A study commissioned by G+D Mobile Security titled "eSIM at an Inflection Point: Adoption poised to accelerate" has just been published by IDC. The research builds upon forecasts anticipating the internet of things (IoT) will require connectivity by the tens of billions to reach the conclusion that 14 billion devices will be connected to cellular networks by 2024.


IDC surveyed decision-makers at different steps in the value chain and reaches the conclusion that the eSIM is seen as having numerous advantages including the ability to support multiple connection profiles, enhanced security, space saving, better customer experience, a reduction of the total cost of ownership, the ability to reach devices that are not connected now, and physical reliability. On the other hand, some challenges are still to be addressed: consumer onboarding is to be simplified, risks of increasing churn for the MNOs, regulatory obstacles especially in China and Turkey. Over 70% of the study respondents already use eSIM-based solutions or plan to introduce them within the next two years and even 100% of MNOs either run or plan some eSIMs-related actions.

According to this research, the eSIM (or eUICC) is considered more attractive than all the “digital SIM” alternatives: the integrated UICC (iUICC), the embedded secure element (eSE), the trusted platform mobile (TPM), the trusted execution environment (TEE) and the SoftSIM. As it builds upon over thirty years of established records in terms of security, the eSIM appears as the most secure technology solution. The iUICC is seen as an interesting future alternative, especially for small, limited resources IoT devices, but the specification work is still ongoing and there are still some concerns in terms of securing and certifying its production process.

The eSIM brings not only authentication but is seen as opening new services including data encryption at the edge, device identity, user identity, data privacy, cloud security, application and data integrity. "The study clearly shows that eSIM technology acts as a central enabler of IoT and that the IoT ecosystem is gathering behind it. This is because it opens up numerous use cases as well as revenue streams going far beyond secure connectivity," says Carsten Ahrens, CEO of G+D Mobile Security.
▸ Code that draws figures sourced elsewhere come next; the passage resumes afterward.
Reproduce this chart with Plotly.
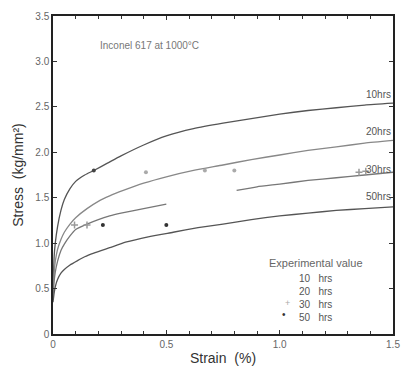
import plotly.graph_objects as go

# ---- data ----
strain_10 = [0, 0.005, 0.01, 0.02, 0.035, 0.05, 0.075, 0.1, 0.14, 0.18, 0.24, 0.3, 0.4, 0.5, 0.62, 0.75, 0.875, 1.0, 1.125, 1.25, 1.375, 1.5]
stress_10 = [0.45, 0.85, 1.0, 1.18, 1.36, 1.48, 1.6, 1.68, 1.75, 1.8, 1.88, 1.96, 2.08, 2.18, 2.26, 2.32, 2.37, 2.42, 2.46, 2.49, 2.52, 2.54]

strain_20 = [0, 0.005, 0.01, 0.02, 0.035, 0.05, 0.075, 0.1, 0.15, 0.2, 0.25, 0.31, 0.4, 0.5, 0.62, 0.75, 0.875, 1.0, 1.125, 1.25, 1.375, 1.5]
stress_20 = [0.45, 0.68, 0.8, 0.93, 1.04, 1.12, 1.21, 1.28, 1.38, 1.46, 1.52, 1.58, 1.66, 1.73, 1.8, 1.86, 1.92, 1.97, 2.02, 2.06, 2.10, 2.13]

strain_30 = [0, 0.005, 0.01, 0.02, 0.035, 0.05, 0.075, 0.1, 0.15, 0.2, 0.25, 0.3, 0.4, 0.5, None, 0.81, 0.9, 1.0, 1.125, 1.25, 1.375, 1.5]
stress_30 = [0.4, 0.58, 0.68, 0.8, 0.92, 0.99, 1.08, 1.15, 1.21, 1.26, 1.3, 1.33, 1.38, 1.43, None, 1.58, 1.62, 1.65, 1.69, 1.72, 1.75, 1.78]

strain_50 = [0, 0.005, 0.01, 0.02, 0.035, 0.05, 0.075, 0.11, 0.14, 0.18, 0.25, 0.32, 0.42, 0.53, 0.64, 0.75, 0.875, 1.0, 1.125, 1.25, 1.375, 1.5]
stress_50 = [0.35, 0.45, 0.52, 0.6, 0.67, 0.71, 0.76, 0.81, 0.85, 0.89, 0.95, 1.01, 1.07, 1.12, 1.17, 1.21, 1.26, 1.3, 1.33, 1.36, 1.38, 1.40]

exp10_x = [0.18]
exp10_y = [1.80]
exp20_x = [0.41, 0.67, 0.80]
exp20_y = [1.78, 1.80, 1.80]
exp30_x = [0.095, 0.15, 1.35, 1.38]
exp30_y = [1.20, 1.20, 1.78, 1.79]
exp50_x = [0.22, 0.50]
exp50_y = [1.20, 1.20]

curve_labels = ["10hrs", "20hrs", "30hrs", "50hrs"]
label_y = [2.64, 2.23, 1.81, 1.51]

x_tickvals = [0, 0.5, 1.0, 1.5]
x_ticktext = ["0", "0.5", "1.0", "1.5"]
y_tickvals = [0, 0.5, 1.0, 1.5, 2.0, 2.5, 3.0, 3.5]
y_ticktext = ["0", "0.5", "1.0", "1.5", "2.0", "2.5", "3.0", "3.5"]

legend_title = "Experimental value"
legend_rows = ["10   hrs", "20   hrs", "30   hrs", "50   hrs"]

FONT = "Liberation Sans"
fig = go.Figure()

curve_colors = ["#555", "#888", "#777", "#555"]
for xs, ys, c in [(strain_10, stress_10, curve_colors[0]), (strain_20, stress_20, curve_colors[1]),
                  (strain_30, stress_30, curve_colors[2]), (strain_50, stress_50, curve_colors[3])]:
    fig.add_trace(go.Scatter(x=xs, y=ys, mode="lines", line=dict(color=c, width=1.3, shape="spline", smoothing=0.5),
                             connectgaps=False, showlegend=False, hoverinfo="skip"))

fig.add_trace(go.Scatter(x=exp10_x, y=exp10_y, mode="markers", marker=dict(color="#444", size=4), showlegend=False))
fig.add_trace(go.Scatter(x=exp20_x, y=exp20_y, mode="markers", marker=dict(color="#aaa", size=4), showlegend=False))
fig.add_trace(go.Scatter(x=exp30_x, y=exp30_y, mode="markers", marker=dict(color="#999", size=5, symbol="cross-thin", line=dict(color="#999", width=1.5)), showlegend=False))
fig.add_trace(go.Scatter(x=exp50_x, y=exp50_y, mode="markers", marker=dict(color="#333", size=4), showlegend=False))

for t, yv in zip(curve_labels, label_y):
    fig.add_annotation(x=1.5, y=yv, xref="x", yref="y", text=t, showarrow=False, xanchor="right",
                       font=dict(family=FONT, size=10, color="#555"))

fig.add_annotation(x=0.2, y=3.17, xref="x", yref="y", text="Inconel 617 at 1000°C", showarrow=False,
                   xanchor="left", font=dict(family=FONT, size=10, color="#777"))

fig.add_annotation(x=0.945, y=0.78, xref="x", yref="y", text=legend_title, showarrow=False, xanchor="left",
                   font=dict(family=FONT, size=11, color="#666"))
fig.add_annotation(x=1.075, y=0.40, xref="x", yref="y", text="<br>".join(legend_rows), showarrow=False,
                   xanchor="left", yanchor="middle", align="left",
                   font=dict(family=FONT, size=10, color="#555"))
fig.add_annotation(x=1.035, y=0.34, xref="x", yref="y", text="+", showarrow=False,
                   font=dict(family=FONT, size=9, color="#aaa"))
fig.add_annotation(x=1.02, y=0.21, xref="x", yref="y", text="•", showarrow=False,
                   font=dict(family=FONT, size=10, color="#333"))

axis_common = dict(showline=True, linecolor="#222", linewidth=1.5, mirror="ticks", ticks="inside",
                   ticklen=4, tickcolor="#333", showgrid=False, zeroline=False,
                   tickfont=dict(family=FONT, size=10, color="#666"))

fig.update_xaxes(range=[0, 1.5], tickvals=x_tickvals, ticktext=x_ticktext,
                 minor=dict(dtick=0.1, ticks="inside", ticklen=3, tickcolor="#333"),
                 title=dict(text="Strain  (%)", font=dict(family=FONT, size=14, color="#333"), standoff=4),
                 **axis_common)
fig.update_yaxes(range=[0, 3.5], tickvals=y_tickvals, ticktext=y_ticktext,
                 title=dict(text="Stress  (kg/mm²)", font=dict(family=FONT, size=14, color="#333"), standoff=8),
                 **axis_common)

fig.update_layout(width=406, height=376, margin=dict(l=53, r=6, t=16, b=42),
                  plot_bgcolor="white", paper_bgcolor="white", showlegend=False)

fig.write_html("out.html")
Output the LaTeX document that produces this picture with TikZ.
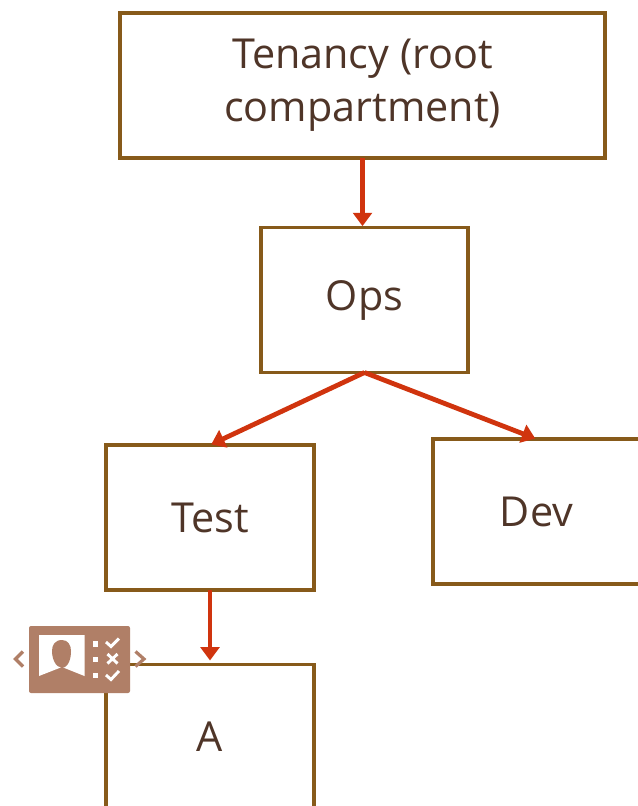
\documentclass[tikz,border=0pt]{standalone}
\usepackage{fontspec}
\setmainfont{Open Sans}
\usetikzlibrary{arrows.meta}
\definecolor{boxc}{HTML}{875A1A}
\definecolor{arrowc}{HTML}{D0340E}
\definecolor{textc}{HTML}{4F3528}
\definecolor{iconc}{HTML}{B07F67}
\tikzset{
  unitbox/.style={draw=boxc,line width=2.9pt,fill=white,text=textc,inner sep=0pt,outer sep=0pt,align=center,
    font=\fontsize{31pt}{40pt}\selectfont,minimum height=108.75pt},
  link/.style={draw=arrowc,line width=3.6pt,-{Triangle[length=10pt,width=14pt]},shorten >=1pt},
}
\begin{document}
\begin{tikzpicture}[x=0.75pt,y=-0.75pt]
\useasboundingbox (0,0) rectangle (638,806);
\clip (0,0) rectangle (638,806);
\node[unitbox,minimum width=363.75pt] (ten) at (362.5,85.5) {Tenancy (root\\compartment)};
\node[unitbox,minimum width=155.25pt] (ops) at (364.5,300) {Ops};
\node[unitbox,minimum width=156pt] (test) at (210,517.5) {Test};
\node[unitbox,minimum width=155.25pt] (dev) at (536.5,511.5) {Dev};
\node[unitbox,minimum width=156pt] (a) at (210,737) {A};
\draw[link] (ten.south) -- (ten.south |- ops.north);
\draw[link] (ops.south) -- (test.north);
\draw[link] (ops.south) -- (dev.north);
\draw[link,shorten >=3pt] (test.south) -- (a.north);
% icon
\fill[iconc,rounded corners=1.5pt] (29,626) rectangle (130,693);
\fill[white] (39,635) -- (84.5,635) -- (84.5,676) -- (62,667) -- (39,676) -- cycle;
\fill[iconc] (62,640) .. controls (55,640) and (52,645) .. (52,651) .. controls (52,658) and (55,667) .. (62,668) .. controls (69,667) and (71,658) .. (71,651) .. controls (71,645) and (68,640) .. (62,640) -- cycle;
\fill[white] (92.5,641) rectangle (98,646.5);
\fill[white] (92.5,656.5) rectangle (98,662);
\fill[white] (92.5,673) rectangle (98,678);
\draw[white,line width=2.2pt] (106,642) -- (111,646.5) -- (119,638.5);
\draw[white,line width=2.2pt] (107.5,654) -- (117.5,663.5) (117.5,654) -- (107.5,663.5);
\draw[white,line width=2.2pt] (106,675) -- (111,679.5) -- (119,671);
\draw[iconc,line width=2.4pt] (23,651.5) -- (15.5,659) -- (23,666.5);
\draw[iconc,line width=2.4pt] (135.5,651.5) -- (144,659) -- (135.5,666.5);
\end{tikzpicture}
\end{document}
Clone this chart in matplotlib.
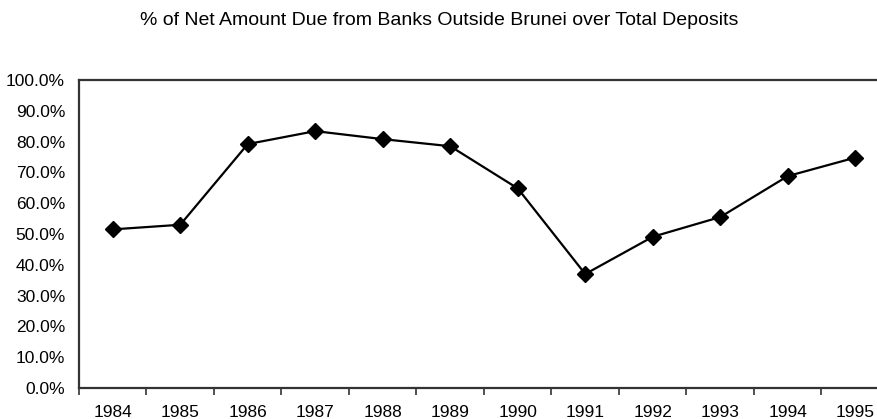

While G&D is actively promoting the eSIM as a concept along with its solutions, other players do not stay at rest.

Thales just announced its eSIM technology is at the heart of Motorola’s RAZR, the company’s new ‘eSIM-only’ smartphone. The embedded SIM enables users to remotely provision and update their mobile network subscriptions that are securely stored in the eSIM. To support this ecosystem, more than 200 mobile operators in almost 90 countries across all continents have launched or plan to launch eSIM consumer services, according to Thales. Thales quotes Counterpoint Research: “More than 2.8 billion eSIM-compliant smartphones are expected to be cumulatively shipped between 2018 and 2025,” as well as ABI Research that anticipates “global shipments of eSIM enabled smartphones [will reach] over 225 million in 2020.”

The consensus now has it that the eSIM in an acceleration phase: it has been adopted by handset vendors and gets MNOs support at the same time and adopting the eSIM is bound to play an essential role in the IoT device and service expansion. In addition, the eSIM not only brings the same security as the SIM, but it also allows to drive additional security services.